JOB
Set the lines down again exactly, first line through the line that contains "inner sep=0pt, minimum", with no pictures.

RECORDED INFORMATION

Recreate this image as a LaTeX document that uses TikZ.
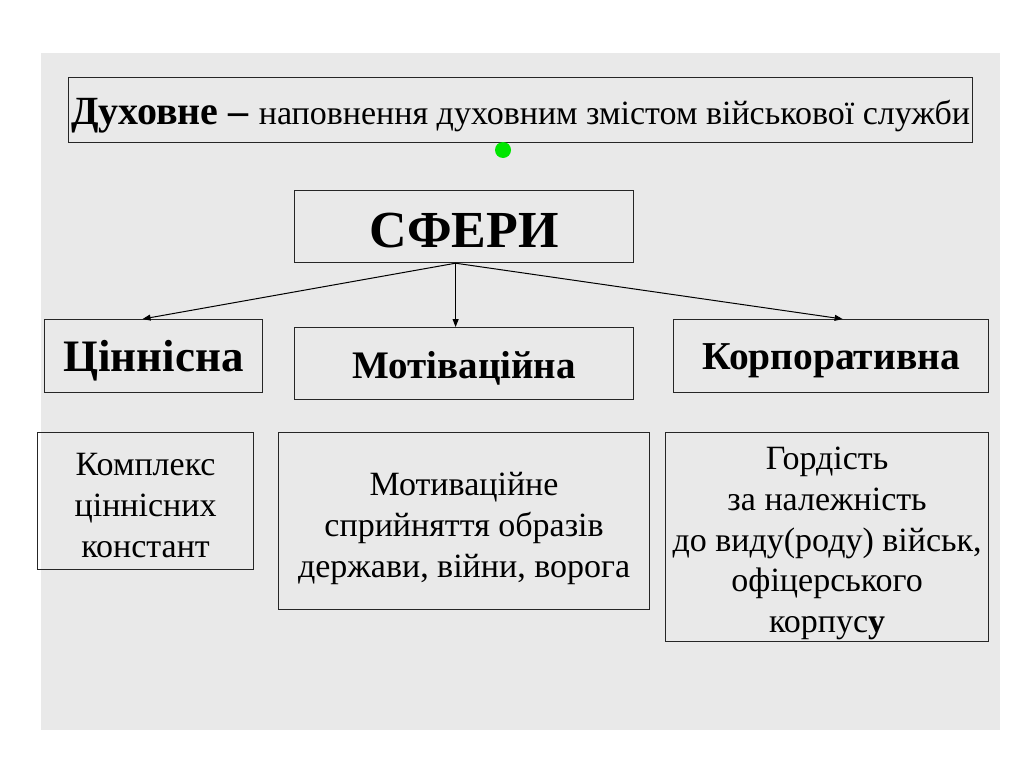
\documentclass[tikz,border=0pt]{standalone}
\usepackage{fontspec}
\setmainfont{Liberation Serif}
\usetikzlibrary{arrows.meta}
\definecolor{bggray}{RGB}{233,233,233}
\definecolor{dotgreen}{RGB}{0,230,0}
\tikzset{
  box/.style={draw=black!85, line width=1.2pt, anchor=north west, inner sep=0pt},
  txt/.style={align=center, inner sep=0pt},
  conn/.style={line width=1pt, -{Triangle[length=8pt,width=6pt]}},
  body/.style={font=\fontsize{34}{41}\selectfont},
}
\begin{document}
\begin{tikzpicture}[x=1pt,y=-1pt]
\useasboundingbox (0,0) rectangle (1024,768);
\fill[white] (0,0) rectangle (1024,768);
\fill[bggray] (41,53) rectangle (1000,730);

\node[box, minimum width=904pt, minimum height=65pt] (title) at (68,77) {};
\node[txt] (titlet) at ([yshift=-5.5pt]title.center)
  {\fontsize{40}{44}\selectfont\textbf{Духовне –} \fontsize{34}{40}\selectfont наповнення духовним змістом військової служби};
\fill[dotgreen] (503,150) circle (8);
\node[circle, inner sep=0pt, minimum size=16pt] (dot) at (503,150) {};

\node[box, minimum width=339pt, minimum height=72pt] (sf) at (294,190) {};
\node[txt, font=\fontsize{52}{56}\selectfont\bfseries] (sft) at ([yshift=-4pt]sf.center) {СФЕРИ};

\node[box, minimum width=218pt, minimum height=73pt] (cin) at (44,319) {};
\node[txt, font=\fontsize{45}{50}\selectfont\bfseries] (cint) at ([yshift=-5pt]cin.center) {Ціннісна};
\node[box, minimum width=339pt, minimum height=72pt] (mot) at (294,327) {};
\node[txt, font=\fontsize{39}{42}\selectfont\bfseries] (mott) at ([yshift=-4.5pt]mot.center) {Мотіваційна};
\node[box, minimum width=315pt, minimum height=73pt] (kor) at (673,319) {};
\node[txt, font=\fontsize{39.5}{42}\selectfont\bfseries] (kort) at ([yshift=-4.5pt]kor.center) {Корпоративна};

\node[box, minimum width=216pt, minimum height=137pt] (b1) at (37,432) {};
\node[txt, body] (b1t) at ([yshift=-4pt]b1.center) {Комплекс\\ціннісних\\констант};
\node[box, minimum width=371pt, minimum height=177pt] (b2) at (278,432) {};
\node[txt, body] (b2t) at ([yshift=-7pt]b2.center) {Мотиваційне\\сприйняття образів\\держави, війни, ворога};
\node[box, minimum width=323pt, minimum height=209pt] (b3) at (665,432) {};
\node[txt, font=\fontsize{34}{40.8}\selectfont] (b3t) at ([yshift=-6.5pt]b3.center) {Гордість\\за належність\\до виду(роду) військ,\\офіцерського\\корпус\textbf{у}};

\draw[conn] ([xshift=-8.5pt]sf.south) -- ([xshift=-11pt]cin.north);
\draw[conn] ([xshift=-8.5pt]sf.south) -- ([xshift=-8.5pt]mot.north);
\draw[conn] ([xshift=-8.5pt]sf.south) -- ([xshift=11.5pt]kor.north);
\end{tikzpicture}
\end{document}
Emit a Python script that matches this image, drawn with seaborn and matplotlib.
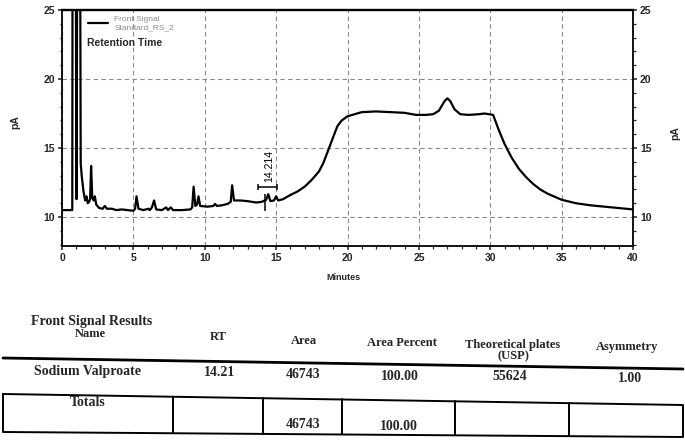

RESULT OF THE EXERCISE
Recreate this image as a LaTeX document that uses TikZ.
\documentclass[tikz,border=0pt]{standalone}
\usepackage{fontspec}
\setmainfont{Liberation Serif}
\usetikzlibrary{arrows.meta}
\definecolor{bggray}{RGB}{233,233,233}
\definecolor{dotgreen}{RGB}{0,230,0}
\tikzset{
  box/.style={draw=black!85, line width=1.2pt, anchor=north west, inner sep=0pt},
  txt/.style={align=center, inner sep=0pt},
  conn/.style={line width=1pt, -{Triangle[length=8pt,width=6pt]}},
  body/.style={font=\fontsize{34}{41}\selectfont},
}
\begin{document}
\begin{tikzpicture}[x=1pt,y=-1pt]
\useasboundingbox (0,0) rectangle (1024,768);
\fill[white] (0,0) rectangle (1024,768);
\fill[bggray] (41,53) rectangle (1000,730);

\node[box, minimum width=904pt, minimum height=65pt] (title) at (68,77) {};
\node[txt] (titlet) at ([yshift=-5.5pt]title.center)
  {\fontsize{40}{44}\selectfont\textbf{Духовне –} \fontsize{34}{40}\selectfont наповнення духовним змістом військової служби};
\fill[dotgreen] (503,150) circle (8);
\node[circle, inner sep=0pt, minimum size=16pt] (dot) at (503,150) {};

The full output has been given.